Plotting code records

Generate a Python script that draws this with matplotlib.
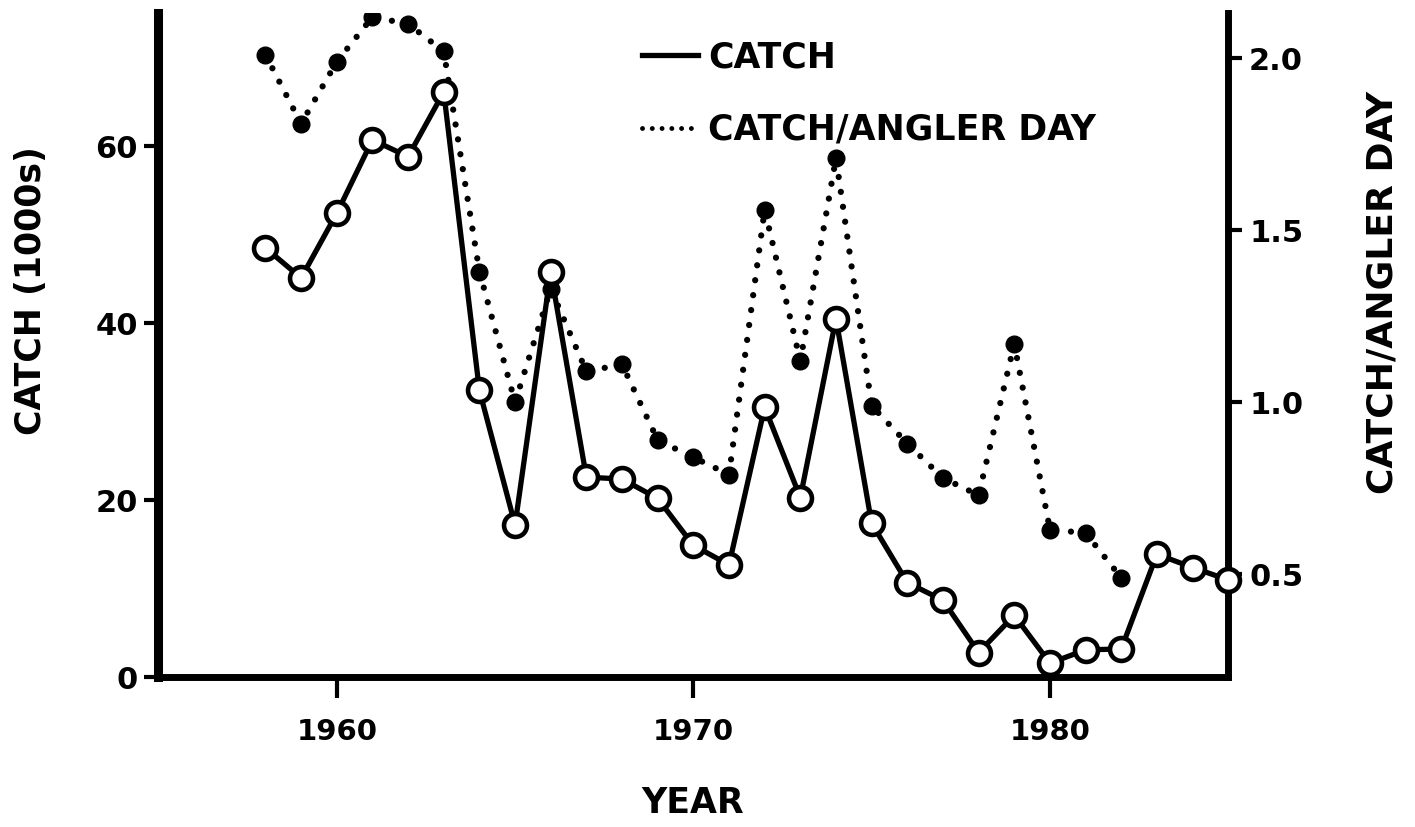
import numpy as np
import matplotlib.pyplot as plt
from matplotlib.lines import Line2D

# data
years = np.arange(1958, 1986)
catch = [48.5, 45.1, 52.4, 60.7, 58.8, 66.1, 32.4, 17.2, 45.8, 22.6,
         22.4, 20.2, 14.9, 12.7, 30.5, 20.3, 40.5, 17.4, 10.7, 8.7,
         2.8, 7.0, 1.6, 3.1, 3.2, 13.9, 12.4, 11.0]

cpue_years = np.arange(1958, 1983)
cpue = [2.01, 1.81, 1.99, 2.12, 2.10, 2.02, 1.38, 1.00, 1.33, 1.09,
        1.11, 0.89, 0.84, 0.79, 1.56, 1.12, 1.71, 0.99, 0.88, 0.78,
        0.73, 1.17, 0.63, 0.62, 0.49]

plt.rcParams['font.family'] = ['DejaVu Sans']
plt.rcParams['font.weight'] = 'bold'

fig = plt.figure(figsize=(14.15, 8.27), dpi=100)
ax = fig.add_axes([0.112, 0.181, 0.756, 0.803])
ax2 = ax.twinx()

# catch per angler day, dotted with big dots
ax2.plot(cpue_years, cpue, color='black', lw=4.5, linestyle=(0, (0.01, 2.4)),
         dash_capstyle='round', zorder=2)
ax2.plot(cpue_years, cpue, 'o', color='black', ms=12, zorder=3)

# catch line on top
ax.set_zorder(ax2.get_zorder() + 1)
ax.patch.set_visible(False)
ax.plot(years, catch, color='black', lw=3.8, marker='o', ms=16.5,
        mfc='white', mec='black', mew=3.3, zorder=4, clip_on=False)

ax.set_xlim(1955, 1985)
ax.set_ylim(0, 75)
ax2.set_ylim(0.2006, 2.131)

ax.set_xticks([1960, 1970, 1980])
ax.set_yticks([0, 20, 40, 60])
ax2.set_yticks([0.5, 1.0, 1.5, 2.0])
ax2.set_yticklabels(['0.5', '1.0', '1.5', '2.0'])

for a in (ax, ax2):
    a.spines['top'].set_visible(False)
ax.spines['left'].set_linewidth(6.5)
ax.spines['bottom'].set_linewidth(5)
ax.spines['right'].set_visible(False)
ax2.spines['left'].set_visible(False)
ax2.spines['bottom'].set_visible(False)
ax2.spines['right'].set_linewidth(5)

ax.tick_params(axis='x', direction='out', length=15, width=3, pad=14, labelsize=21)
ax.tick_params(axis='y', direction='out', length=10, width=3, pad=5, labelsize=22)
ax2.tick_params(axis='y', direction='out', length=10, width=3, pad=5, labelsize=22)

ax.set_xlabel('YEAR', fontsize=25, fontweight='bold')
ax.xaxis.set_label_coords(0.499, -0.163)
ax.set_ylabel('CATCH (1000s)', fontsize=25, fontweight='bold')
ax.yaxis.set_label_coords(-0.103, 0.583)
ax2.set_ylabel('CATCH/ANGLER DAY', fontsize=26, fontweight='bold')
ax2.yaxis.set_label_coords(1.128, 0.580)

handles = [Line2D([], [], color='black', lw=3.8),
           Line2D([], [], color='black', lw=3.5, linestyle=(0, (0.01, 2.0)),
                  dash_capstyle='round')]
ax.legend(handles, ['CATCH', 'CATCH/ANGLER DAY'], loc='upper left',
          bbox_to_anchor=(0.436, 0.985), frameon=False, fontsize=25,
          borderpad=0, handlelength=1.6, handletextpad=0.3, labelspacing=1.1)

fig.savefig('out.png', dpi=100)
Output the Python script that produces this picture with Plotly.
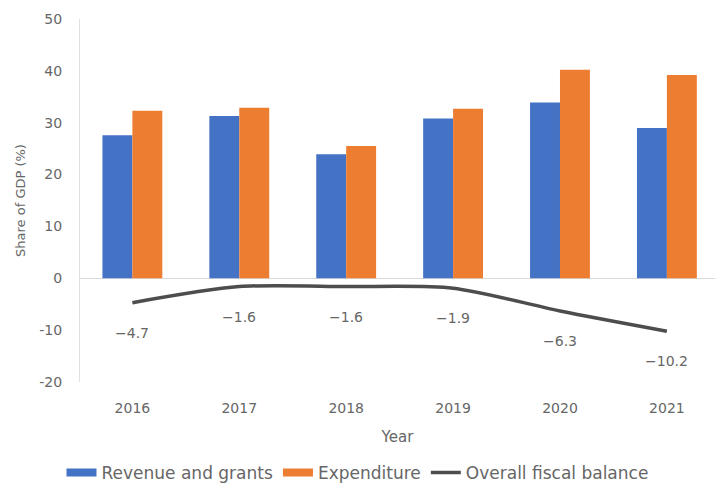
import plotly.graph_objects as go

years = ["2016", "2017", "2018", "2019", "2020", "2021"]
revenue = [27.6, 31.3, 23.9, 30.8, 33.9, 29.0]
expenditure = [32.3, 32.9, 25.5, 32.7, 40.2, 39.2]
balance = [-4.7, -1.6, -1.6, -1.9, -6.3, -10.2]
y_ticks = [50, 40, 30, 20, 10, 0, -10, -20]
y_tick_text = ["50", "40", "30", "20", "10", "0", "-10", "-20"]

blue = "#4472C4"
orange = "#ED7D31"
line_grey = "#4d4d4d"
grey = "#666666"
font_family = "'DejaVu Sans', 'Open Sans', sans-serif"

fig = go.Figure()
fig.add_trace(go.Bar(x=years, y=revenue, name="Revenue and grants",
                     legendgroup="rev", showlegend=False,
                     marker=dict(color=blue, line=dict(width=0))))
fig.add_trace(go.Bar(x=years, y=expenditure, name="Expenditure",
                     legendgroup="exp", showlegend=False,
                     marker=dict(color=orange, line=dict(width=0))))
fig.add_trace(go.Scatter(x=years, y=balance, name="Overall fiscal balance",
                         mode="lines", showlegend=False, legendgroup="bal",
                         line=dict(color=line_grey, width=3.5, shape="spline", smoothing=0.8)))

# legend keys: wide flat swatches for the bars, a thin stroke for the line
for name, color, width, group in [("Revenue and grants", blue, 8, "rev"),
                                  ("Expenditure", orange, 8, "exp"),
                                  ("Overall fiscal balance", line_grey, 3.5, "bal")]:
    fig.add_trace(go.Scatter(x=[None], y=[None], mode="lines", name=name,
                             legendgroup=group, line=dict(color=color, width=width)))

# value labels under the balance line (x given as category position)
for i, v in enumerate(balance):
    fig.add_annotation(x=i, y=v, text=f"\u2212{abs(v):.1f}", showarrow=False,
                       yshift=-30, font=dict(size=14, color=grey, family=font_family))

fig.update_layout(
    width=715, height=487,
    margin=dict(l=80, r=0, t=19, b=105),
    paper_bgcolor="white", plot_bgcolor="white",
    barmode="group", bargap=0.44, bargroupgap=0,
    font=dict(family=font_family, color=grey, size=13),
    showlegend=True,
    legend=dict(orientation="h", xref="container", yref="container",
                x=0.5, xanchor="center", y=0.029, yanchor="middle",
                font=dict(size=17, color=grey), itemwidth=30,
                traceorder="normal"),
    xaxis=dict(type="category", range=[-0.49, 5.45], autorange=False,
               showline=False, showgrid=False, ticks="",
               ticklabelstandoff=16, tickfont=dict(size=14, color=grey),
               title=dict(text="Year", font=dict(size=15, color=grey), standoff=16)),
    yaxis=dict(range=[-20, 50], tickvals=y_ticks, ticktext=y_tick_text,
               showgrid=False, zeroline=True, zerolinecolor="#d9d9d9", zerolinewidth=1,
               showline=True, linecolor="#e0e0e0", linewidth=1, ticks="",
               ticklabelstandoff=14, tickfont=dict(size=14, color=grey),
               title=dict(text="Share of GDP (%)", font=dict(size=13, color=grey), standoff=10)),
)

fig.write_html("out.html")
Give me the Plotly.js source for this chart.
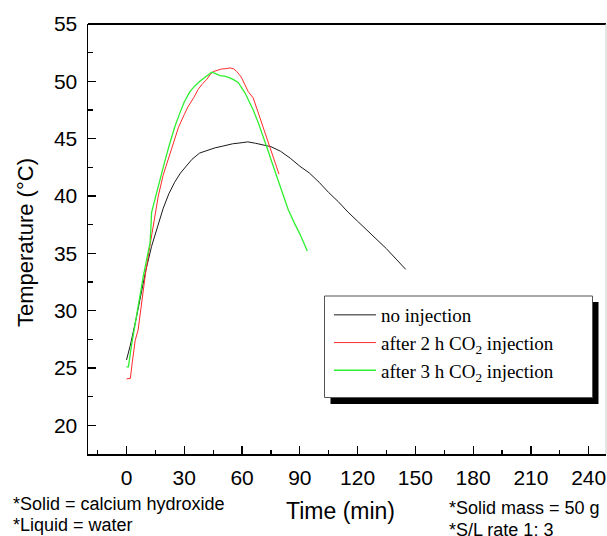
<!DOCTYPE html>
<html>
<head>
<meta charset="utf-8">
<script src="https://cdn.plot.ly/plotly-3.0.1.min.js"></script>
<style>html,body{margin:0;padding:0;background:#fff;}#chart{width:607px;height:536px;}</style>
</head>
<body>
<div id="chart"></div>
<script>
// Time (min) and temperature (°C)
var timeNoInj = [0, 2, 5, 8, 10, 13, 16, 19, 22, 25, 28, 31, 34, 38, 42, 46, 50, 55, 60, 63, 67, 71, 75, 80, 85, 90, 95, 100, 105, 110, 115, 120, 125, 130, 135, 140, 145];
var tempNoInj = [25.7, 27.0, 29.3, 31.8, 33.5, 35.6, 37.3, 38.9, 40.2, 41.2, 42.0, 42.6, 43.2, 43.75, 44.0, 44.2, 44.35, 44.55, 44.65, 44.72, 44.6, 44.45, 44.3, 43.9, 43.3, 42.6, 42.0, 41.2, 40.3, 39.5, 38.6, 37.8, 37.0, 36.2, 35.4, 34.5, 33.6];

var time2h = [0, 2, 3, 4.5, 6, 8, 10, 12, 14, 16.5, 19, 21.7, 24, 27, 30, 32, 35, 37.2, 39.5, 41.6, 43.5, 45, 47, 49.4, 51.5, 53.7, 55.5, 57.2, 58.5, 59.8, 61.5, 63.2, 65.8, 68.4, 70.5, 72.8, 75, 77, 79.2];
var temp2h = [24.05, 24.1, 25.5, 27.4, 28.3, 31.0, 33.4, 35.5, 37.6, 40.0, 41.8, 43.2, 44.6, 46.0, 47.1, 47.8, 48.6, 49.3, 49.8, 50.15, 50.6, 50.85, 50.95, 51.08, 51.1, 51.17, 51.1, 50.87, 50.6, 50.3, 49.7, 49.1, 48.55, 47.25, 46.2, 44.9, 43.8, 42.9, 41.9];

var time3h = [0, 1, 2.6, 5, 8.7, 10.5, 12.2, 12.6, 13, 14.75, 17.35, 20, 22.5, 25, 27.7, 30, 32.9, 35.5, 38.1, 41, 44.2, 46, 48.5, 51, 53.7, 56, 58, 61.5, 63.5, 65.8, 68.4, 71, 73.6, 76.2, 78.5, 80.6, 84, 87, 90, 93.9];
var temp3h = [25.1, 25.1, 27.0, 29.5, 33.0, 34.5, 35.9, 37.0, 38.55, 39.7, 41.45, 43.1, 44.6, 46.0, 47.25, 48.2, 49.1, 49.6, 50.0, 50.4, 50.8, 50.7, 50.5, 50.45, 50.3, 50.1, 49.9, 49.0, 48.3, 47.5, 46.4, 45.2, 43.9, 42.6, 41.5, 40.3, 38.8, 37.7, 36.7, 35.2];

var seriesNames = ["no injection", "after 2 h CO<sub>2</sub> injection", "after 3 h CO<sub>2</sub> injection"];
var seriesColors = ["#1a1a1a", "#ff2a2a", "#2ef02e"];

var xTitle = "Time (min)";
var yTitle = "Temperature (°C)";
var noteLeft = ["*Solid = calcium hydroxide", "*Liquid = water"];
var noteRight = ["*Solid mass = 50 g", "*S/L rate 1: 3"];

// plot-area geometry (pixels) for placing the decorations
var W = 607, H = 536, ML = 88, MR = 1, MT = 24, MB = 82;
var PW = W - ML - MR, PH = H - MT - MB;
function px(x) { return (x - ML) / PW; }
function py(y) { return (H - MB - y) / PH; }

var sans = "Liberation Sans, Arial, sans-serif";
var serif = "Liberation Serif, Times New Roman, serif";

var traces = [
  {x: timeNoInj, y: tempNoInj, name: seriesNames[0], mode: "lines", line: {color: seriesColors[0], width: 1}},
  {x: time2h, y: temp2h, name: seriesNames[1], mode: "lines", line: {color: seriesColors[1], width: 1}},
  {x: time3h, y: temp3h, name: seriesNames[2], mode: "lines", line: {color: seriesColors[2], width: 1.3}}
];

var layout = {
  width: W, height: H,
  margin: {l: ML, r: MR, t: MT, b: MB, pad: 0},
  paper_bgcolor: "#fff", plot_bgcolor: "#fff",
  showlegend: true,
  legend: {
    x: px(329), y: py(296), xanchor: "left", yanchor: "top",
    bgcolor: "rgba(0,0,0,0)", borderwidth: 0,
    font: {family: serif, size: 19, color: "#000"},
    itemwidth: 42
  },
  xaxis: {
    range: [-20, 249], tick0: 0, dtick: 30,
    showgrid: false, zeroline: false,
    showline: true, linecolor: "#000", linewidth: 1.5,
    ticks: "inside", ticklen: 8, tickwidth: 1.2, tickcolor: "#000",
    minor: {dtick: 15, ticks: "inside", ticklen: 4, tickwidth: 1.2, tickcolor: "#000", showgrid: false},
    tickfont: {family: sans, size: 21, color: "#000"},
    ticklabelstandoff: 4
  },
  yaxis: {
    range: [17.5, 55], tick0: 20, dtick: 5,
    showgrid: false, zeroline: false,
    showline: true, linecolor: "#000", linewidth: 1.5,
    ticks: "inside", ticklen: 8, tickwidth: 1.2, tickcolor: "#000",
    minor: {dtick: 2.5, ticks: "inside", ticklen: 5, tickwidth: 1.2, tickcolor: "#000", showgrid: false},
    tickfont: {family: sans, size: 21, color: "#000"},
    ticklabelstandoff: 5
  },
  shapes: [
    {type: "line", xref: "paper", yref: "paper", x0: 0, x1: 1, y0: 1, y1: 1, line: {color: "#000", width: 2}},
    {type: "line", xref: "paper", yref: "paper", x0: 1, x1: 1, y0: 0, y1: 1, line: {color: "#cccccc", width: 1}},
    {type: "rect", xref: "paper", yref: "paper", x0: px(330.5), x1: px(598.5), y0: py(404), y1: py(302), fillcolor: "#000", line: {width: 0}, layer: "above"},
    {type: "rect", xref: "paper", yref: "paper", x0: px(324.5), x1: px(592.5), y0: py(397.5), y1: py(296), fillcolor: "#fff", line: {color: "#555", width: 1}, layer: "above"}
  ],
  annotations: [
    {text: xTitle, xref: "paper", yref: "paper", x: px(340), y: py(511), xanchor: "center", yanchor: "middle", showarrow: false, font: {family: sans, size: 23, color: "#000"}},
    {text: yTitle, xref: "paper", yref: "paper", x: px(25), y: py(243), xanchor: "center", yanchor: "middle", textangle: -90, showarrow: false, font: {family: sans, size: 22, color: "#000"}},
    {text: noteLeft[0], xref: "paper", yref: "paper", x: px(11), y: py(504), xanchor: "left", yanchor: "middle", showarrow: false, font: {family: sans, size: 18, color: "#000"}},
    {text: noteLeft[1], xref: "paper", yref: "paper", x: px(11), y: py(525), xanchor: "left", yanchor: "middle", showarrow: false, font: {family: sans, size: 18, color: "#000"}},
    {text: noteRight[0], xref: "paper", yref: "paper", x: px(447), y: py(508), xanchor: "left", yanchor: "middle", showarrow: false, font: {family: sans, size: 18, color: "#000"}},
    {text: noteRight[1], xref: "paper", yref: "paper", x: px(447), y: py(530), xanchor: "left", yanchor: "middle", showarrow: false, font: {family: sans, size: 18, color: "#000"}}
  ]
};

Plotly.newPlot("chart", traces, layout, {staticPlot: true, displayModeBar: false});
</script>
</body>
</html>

▸ WHAT TO PRODUCE:
Copy, word for word, the entries above from the first line to the line that holds "2.8, 7.0, 1.6, 3.1, 3.2, 13.9, 12.4, 11.0]". Drop the pictures.

▸ ANSWER TO THIS TASK:
Generate a Python script that draws this with matplotlib.
import numpy as np
import matplotlib.pyplot as plt
from matplotlib.lines import Line2D

# data
years = np.arange(1958, 1986)
catch = [48.5, 45.1, 52.4, 60.7, 58.8, 66.1, 32.4, 17.2, 45.8, 22.6,
         22.4, 20.2, 14.9, 12.7, 30.5, 20.3, 40.5, 17.4, 10.7, 8.7,
         2.8, 7.0, 1.6, 3.1, 3.2, 13.9, 12.4, 11.0]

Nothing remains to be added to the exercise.